EXERCISE REQUIREMENTS> Pictures are not part of the copy; repeat everything else in the records exactly.

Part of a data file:
◆ ◆ ◆

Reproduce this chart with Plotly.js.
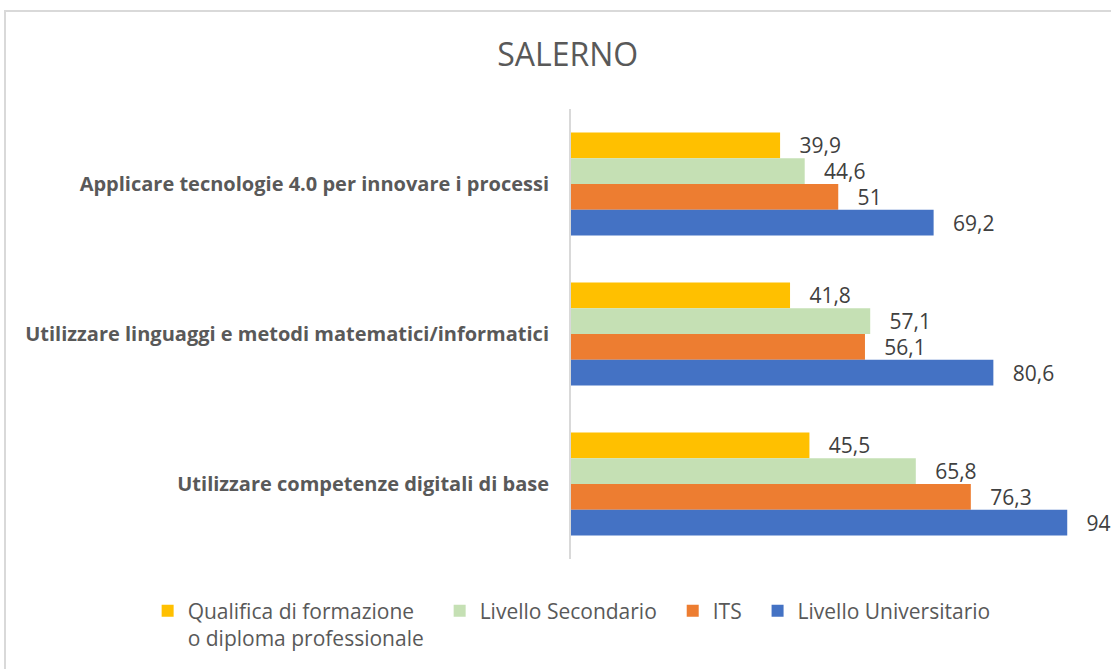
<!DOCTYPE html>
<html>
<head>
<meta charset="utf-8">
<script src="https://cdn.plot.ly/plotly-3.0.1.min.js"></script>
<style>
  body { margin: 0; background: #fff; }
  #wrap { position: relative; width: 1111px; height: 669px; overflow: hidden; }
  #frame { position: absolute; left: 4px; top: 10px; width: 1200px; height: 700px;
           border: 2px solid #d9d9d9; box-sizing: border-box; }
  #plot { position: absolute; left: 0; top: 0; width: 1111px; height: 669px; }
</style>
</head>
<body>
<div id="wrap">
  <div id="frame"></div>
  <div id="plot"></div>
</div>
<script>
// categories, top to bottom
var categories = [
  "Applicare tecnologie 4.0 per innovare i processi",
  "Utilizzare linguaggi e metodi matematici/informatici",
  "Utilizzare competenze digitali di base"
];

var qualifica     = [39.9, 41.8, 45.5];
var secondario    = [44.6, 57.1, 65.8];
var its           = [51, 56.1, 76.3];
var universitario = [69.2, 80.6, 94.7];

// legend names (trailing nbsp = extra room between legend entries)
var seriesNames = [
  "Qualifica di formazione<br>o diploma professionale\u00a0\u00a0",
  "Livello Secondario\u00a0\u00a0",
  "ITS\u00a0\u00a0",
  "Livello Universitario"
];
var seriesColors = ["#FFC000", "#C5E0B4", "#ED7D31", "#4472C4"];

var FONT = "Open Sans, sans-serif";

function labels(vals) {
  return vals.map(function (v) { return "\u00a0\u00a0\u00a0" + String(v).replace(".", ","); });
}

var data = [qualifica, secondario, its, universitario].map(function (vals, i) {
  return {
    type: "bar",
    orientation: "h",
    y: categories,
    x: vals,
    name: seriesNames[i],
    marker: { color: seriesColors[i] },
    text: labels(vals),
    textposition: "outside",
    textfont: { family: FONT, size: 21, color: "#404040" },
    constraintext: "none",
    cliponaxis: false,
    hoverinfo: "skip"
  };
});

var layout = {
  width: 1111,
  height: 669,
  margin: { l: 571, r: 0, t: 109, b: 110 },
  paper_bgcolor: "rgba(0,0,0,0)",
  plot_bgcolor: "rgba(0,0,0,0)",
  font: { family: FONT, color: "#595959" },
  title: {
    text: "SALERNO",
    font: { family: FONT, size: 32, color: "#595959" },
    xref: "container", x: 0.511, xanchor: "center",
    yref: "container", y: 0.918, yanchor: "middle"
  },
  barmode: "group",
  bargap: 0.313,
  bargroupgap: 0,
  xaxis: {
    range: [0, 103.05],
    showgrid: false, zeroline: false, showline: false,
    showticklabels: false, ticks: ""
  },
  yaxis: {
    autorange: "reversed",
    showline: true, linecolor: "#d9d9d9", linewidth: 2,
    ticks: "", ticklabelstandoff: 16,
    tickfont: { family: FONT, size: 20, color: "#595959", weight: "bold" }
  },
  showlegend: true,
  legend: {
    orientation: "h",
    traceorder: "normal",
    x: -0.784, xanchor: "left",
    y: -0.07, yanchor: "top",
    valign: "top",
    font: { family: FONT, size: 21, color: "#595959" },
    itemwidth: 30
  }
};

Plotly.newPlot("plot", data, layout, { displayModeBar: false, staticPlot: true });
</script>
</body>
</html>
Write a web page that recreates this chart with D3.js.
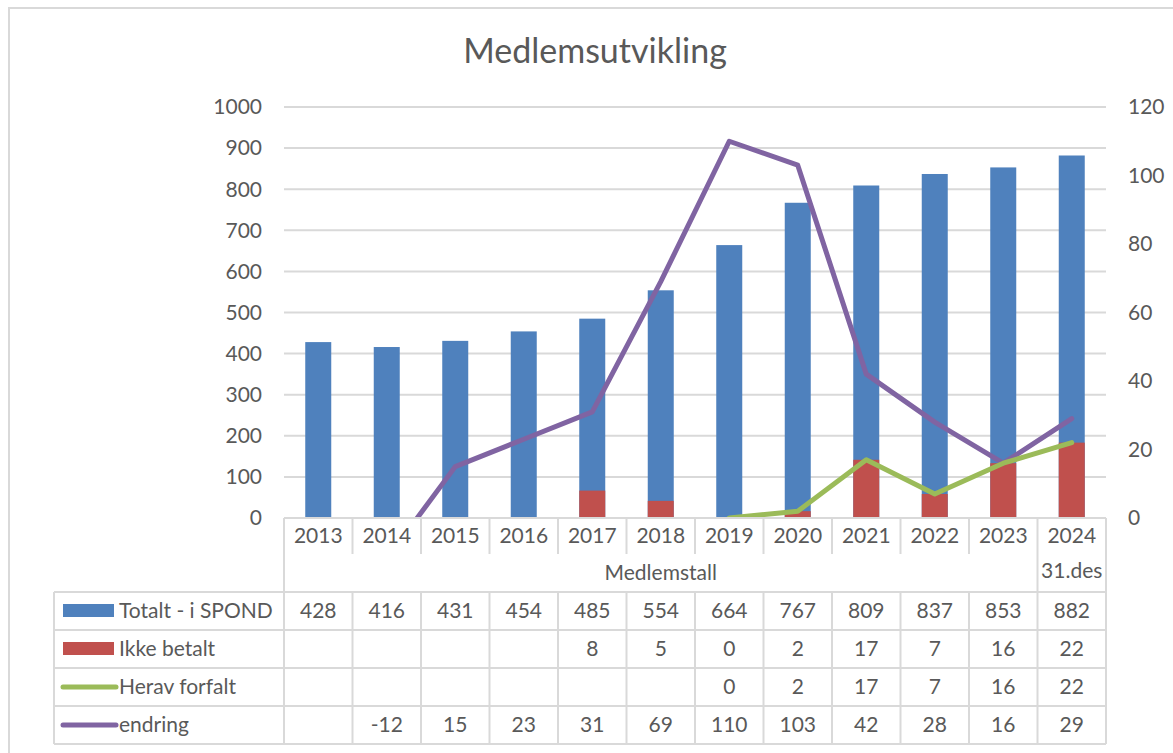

◆ ◆ ◆

ANSWER FOR THIS EXERCISE>
Reproduce this chart with Plotly.js.
<!DOCTYPE html>
<html>
<head>
<meta charset="utf-8">
<script src="https://cdn.plot.ly/plotly-3.0.1.min.js"></script>
<style>
  body { margin: 0; background: #fff; }
  #wrap { position: relative; width: 1111px; height: 669px; overflow: hidden; }
  #frame { position: absolute; left: 4px; top: 10px; width: 1200px; height: 700px;
           border: 2px solid #d9d9d9; box-sizing: border-box; }
  #plot { position: absolute; left: 0; top: 0; width: 1111px; height: 669px; }
</style>
</head>
<body>
<div id="wrap">
  <div id="frame"></div>
  <div id="plot"></div>
</div>
<script>
// categories, top to bottom
var categories = [
  "Applicare tecnologie 4.0 per innovare i processi",
  "Utilizzare linguaggi e metodi matematici/informatici",
  "Utilizzare competenze digitali di base"
];

var qualifica     = [39.9, 41.8, 45.5];
var secondario    = [44.6, 57.1, 65.8];
var its           = [51, 56.1, 76.3];
var universitario = [69.2, 80.6, 94.7];

// legend names (trailing nbsp = extra room between legend entries)
var seriesNames = [
  "Qualifica di formazione<br>o diploma professionale\u00a0\u00a0",
  "Livello Secondario\u00a0\u00a0",
  "ITS\u00a0\u00a0",
  "Livello Universitario"
];
var seriesColors = ["#FFC000", "#C5E0B4", "#ED7D31", "#4472C4"];

var FONT = "Open Sans, sans-serif";

function labels(vals) {
  return vals.map(function (v) { return "\u00a0\u00a0\u00a0" + String(v).replace(".", ","); });
}

var data = [qualifica, secondario, its, universitario].map(function (vals, i) {
  return {
    type: "bar",
    orientation: "h",
    y: categories,
    x: vals,
    name: seriesNames[i],
    marker: { color: seriesColors[i] },
    text: labels(vals),
    textposition: "outside",
    textfont: { family: FONT, size: 21, color: "#404040" },
    constraintext: "none",
    cliponaxis: false,
    hoverinfo: "skip"
  };
});

var layout = {
  width: 1111,
  height: 669,
  margin: { l: 571, r: 0, t: 109, b: 110 },
  paper_bgcolor: "rgba(0,0,0,0)",
  plot_bgcolor: "rgba(0,0,0,0)",
  font: { family: FONT, color: "#595959" },
  title: {
    text: "SALERNO",
    font: { family: FONT, size: 32, color: "#595959" },
    xref: "container", x: 0.511, xanchor: "center",
    yref: "container", y: 0.918, yanchor: "middle"
  },
  barmode: "group",
  bargap: 0.313,
  bargroupgap: 0,
  xaxis: {
    range: [0, 103.05],
    showgrid: false, zeroline: false, showline: false,
    showticklabels: false, ticks: ""
  },
  yaxis: {
    autorange: "reversed",
    showline: true, linecolor: "#d9d9d9", linewidth: 2,
    ticks: "", ticklabelstandoff: 16,
    tickfont: { family: FONT, size: 20, color: "#595959", weight: "bold" }
  },
  showlegend: true,
  legend: {
    orientation: "h",
    traceorder: "normal",
    x: -0.784, xanchor: "left",
    y: -0.07, yanchor: "top",
    valign: "top",
    font: { family: FONT, size: 21, color: "#595959" },
    itemwidth: 30
  }
};

Plotly.newPlot("plot", data, layout, { displayModeBar: false, staticPlot: true });
</script>
</body>
</html>
Write a web page that recreates this chart with D3.js.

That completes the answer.